Einen Aufschlag auf besonders klimaschädigendes Kerosin, das die Flugzeuge tanken, haben die Forscher übrigens nicht berechnet. Eine nationale Regelung für den Flugverkehr hält die Umweltministerin für „nicht sinnvoll“.
Und wer zahlt was? 2023 liegt der CO2-Preis laut Annahme bei 80 Euro pro Tonne und jeder bekommt eine Klimaprämie in Höhe von 80 Euro. Einer Durchschnittsstudentin, die allein in der Stadt lebt und ein Nettoeinkommen von rund 11.382 Euro im Jahr hat, bleiben – abzüglich der von ihr geleisteten CO2-Steuer – 54 Euro Gewinn übrig. Eine Familie mit drei Kindern, einem Haus in einer kleineren Ortschaft, zwei Autos, der Hauptverdiener in einem 20 Kilometer entfernten Job mit einem Jahreseinkommen von 66.230 Euro, müsste sieben Euro draufzahlen – oder andersherum: Die Familie zahlt 407 Euro CO2-Abgabe, erhält aber nur 400 Euro zurück.

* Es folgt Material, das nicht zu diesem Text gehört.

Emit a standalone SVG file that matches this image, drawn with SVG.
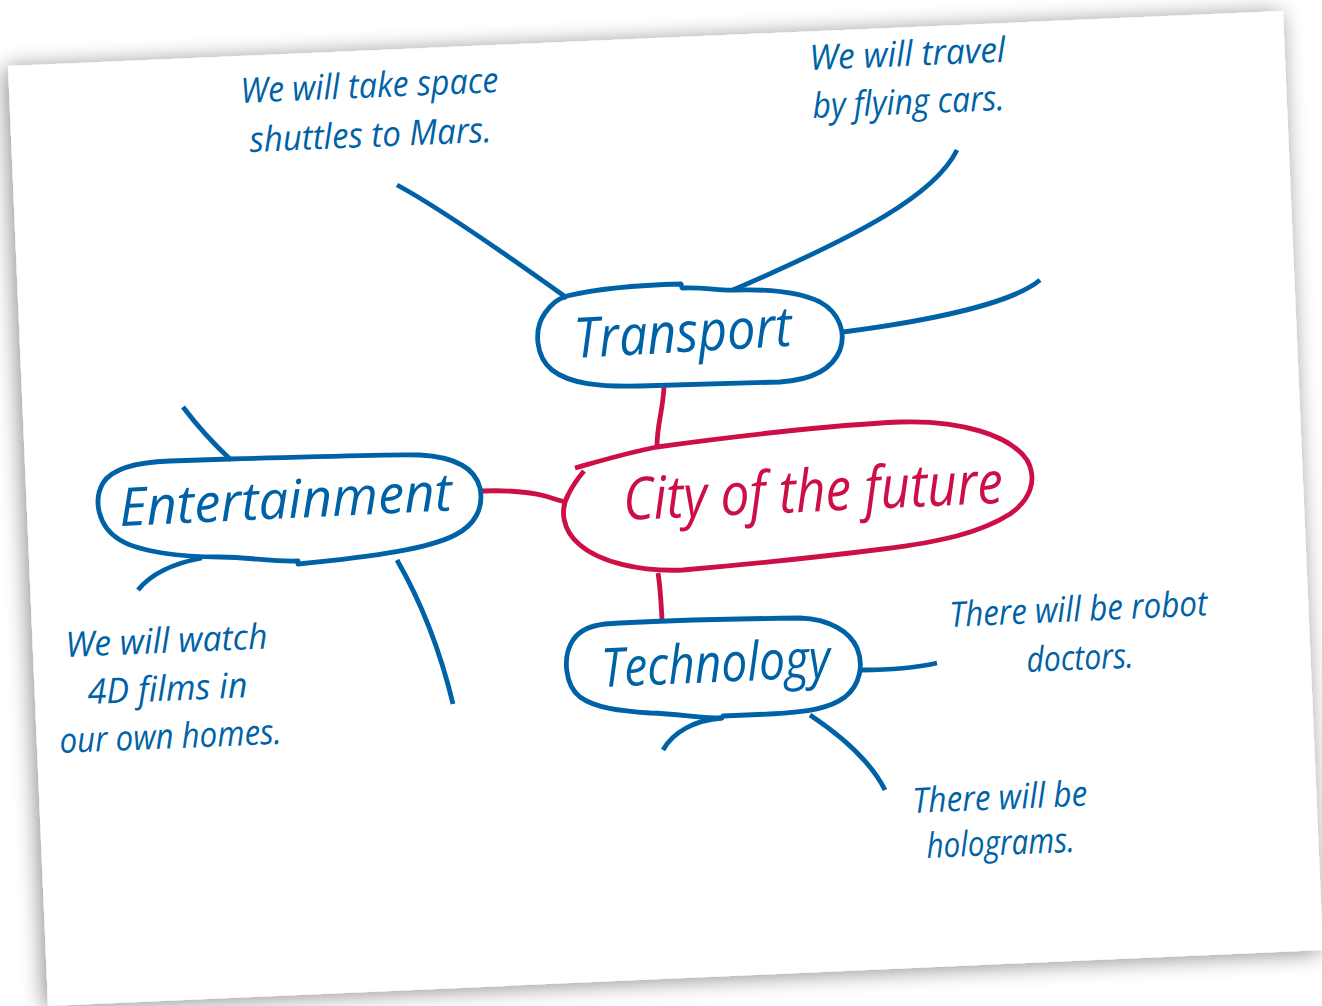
<svg xmlns="http://www.w3.org/2000/svg" width="1322" height="1006" viewBox="0 0 1322 1006">
<defs>
<filter id="shadow" x="-10%" y="-10%" width="120%" height="120%">
<feGaussianBlur in="SourceAlpha" stdDeviation="11"/>
<feOffset dx="-3" dy="2" result="b"/>
<feComponentTransfer><feFuncA type="linear" slope="0.45"/></feComponentTransfer>
<feMerge><feMergeNode/><feMergeNode in="SourceGraphic"/></feMerge>
</filter>
<style>
.b{fill:none;stroke:#0062a6;stroke-width:4.8;stroke-linejoin:round}
.r{fill:none;stroke:#cc0f46;stroke-width:4.8;stroke-linejoin:round}
.t{font-family:"Open Sans","Noto Sans",sans-serif;font-style:italic;fill:#0062a6}
.leaf{font-size:35px}
.main{font-size:56px}
.red{fill:#cc0f46}
</style>
</defs>
<rect x="0" y="0" width="1322" height="1006" fill="#ffffff"/>
<polygon id="paper" points="8,66 1283,11 1323,950 48,1006" fill="#ffffff" filter="url(#shadow)"/>

<g id="connectors">
<path class="b" d="M397,185 Q444,210 567,298"/>
<path class="b" d="M957,150 C935,195 860,235 733,290"/>
<path class="b" d="M843,332 C920,322 1010,305 1040,280"/>
<path class="r" d="M664,387 C663,410 657,425 657,446"/>
<path class="r" d="M482,491 C510,490 530,492 545,496 C555,499 560,501 566,502"/>
<path class="r" d="M658,573 C660,585 661,600 662,620"/>
<path class="b" d="M183,407 Q205,436 231,460"/>
<path class="b" d="M202,558 C170,564 150,575 138,590"/>
<path class="b" d="M397,560 C420,600 440,650 453,704"/>
<path class="b" d="M862,670 C890,670 915,668 937,663"/>
<path class="b" d="M722,718 C695,720 673,732 663,750"/>
<path class="b" d="M810,715 C840,735 870,760 885,790"/>
</g>

<g id="node-transport">
<path class="b" d="M567,296 C600,288 640,285 681,284 L682,288 C705,287 720,291 735,290 C770,289 800,292 820,302 C840,313 846,333 840,350 C832,370 810,380 780,382 L640,386 C600,387 570,384 552,370 C536,357 533,330 545,313 C552,303 558,299 567,296 Z"/>
<text class="t main" x="575" y="358" transform="rotate(-3.2 575 358)" textLength="218" lengthAdjust="spacingAndGlyphs">Transport</text>
</g>

<g id="node-entertainment">
<path class="b" d="M230,459 C320,457 390,454 420,455 C455,457 475,468 480,488 C484,508 475,525 455,535 C430,548 380,556 298,564 L298,561 C270,562 250,557 220,557 C180,557 140,552 120,540 C98,527 93,500 103,483 C113,467 140,462 170,461 Z"/>
<text class="t main" x="120" y="526" transform="rotate(-2.7 120 526)" textLength="333" lengthAdjust="spacingAndGlyphs" style="font-size:53px">Entertainment</text>
</g>

<g id="node-city">
<path class="r" d="M575,468 C600,461 630,452 657,447 C720,438 830,425 900,422 C960,420 1010,435 1027,460 C1038,480 1030,500 1010,514 C980,533 940,542 883,549 C820,557 740,565 683,570 C640,572 600,562 580,545 C562,530 560,510 568,495 C573,485 578,478 584,471"/>
<text class="t main red" x="624" y="520" transform="rotate(-2.6 624 520)" textLength="380" lengthAdjust="spacingAndGlyphs" style="font-size:59px">City of the future</text>
</g>

<g id="node-technology">
<path class="b" d="M573,640 C580,630 590,626 605,624 C650,621 720,619 800,618 C830,619 850,632 857,648 C864,665 860,685 845,697 C830,708 810,712 770,714 L723,716 L722,718 C700,718 680,714 650,713 C620,711 595,708 580,697 C565,685 562,657 573,640 Z"/>
<text class="t main" x="602" y="687" transform="rotate(-2.5 602 687)" textLength="229" lengthAdjust="spacingAndGlyphs" style="font-size:54px">Technology</text>
</g>

<g id="leaf-mars">
<text class="t leaf" x="241" y="103" transform="rotate(-2.4 241 103)" textLength="258" lengthAdjust="spacingAndGlyphs">We will take space</text>
<text class="t leaf" x="250" y="152" transform="rotate(-2.4 250 152)" textLength="242" lengthAdjust="spacingAndGlyphs">shuttles to Mars.</text>
</g>

<g id="leaf-cars">
<text class="t leaf" x="810" y="70" transform="rotate(-2.4 810 70)" textLength="196" lengthAdjust="spacingAndGlyphs">We will travel</text>
<text class="t leaf" x="813" y="118" transform="rotate(-2.4 813 118)" textLength="192" lengthAdjust="spacingAndGlyphs">by flying cars.</text>
</g>

<g id="leaf-films">
<text class="t leaf" x="66" y="657" transform="rotate(-2.4 66 657)" textLength="202" lengthAdjust="spacingAndGlyphs">We will watch</text>
<text class="t leaf" x="88" y="704" transform="rotate(-2.4 88 704)" textLength="160" lengthAdjust="spacingAndGlyphs">4D films in</text>
<text class="t leaf" x="60" y="753" transform="rotate(-2.4 60 753)" textLength="222" lengthAdjust="spacingAndGlyphs">our own homes.</text>
</g>

<g id="leaf-doctors">
<text class="t leaf" x="950" y="627" transform="rotate(-2.6 950 627)" textLength="258" lengthAdjust="spacingAndGlyphs">There will be robot</text>
<text class="t leaf" x="1027" y="672" transform="rotate(-2.4 1027 672)" textLength="107" lengthAdjust="spacingAndGlyphs">doctors.</text>
</g>

<g id="leaf-holograms">
<text class="t leaf" x="913" y="813" transform="rotate(-2.4 913 813)" textLength="175" lengthAdjust="spacingAndGlyphs">There will be</text>
<text class="t leaf" x="927" y="858" transform="rotate(-2.4 927 858)" textLength="148" lengthAdjust="spacingAndGlyphs">holograms.</text>
</g>
</svg>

Alles hängt daran, wie klug der CO2-Preis gemacht ist. „Jede Tonne CO2 mit einem Preis zu versehen, hat auf jeden Fall die gewünschte Wirkung: Es reduziert die Nachfrage nach Heizund Kraftstoffen und sorgt für geringere Emissionen“, kommentiert Claudia Kemfert vom Deutschen Institut für Wirtschaftsforschung in Berlin, das ebenfalls eingebunden war. Und was meint die Ministerin? „Es braucht einen Wettbewerb um das beste Modell“, betont Schulze.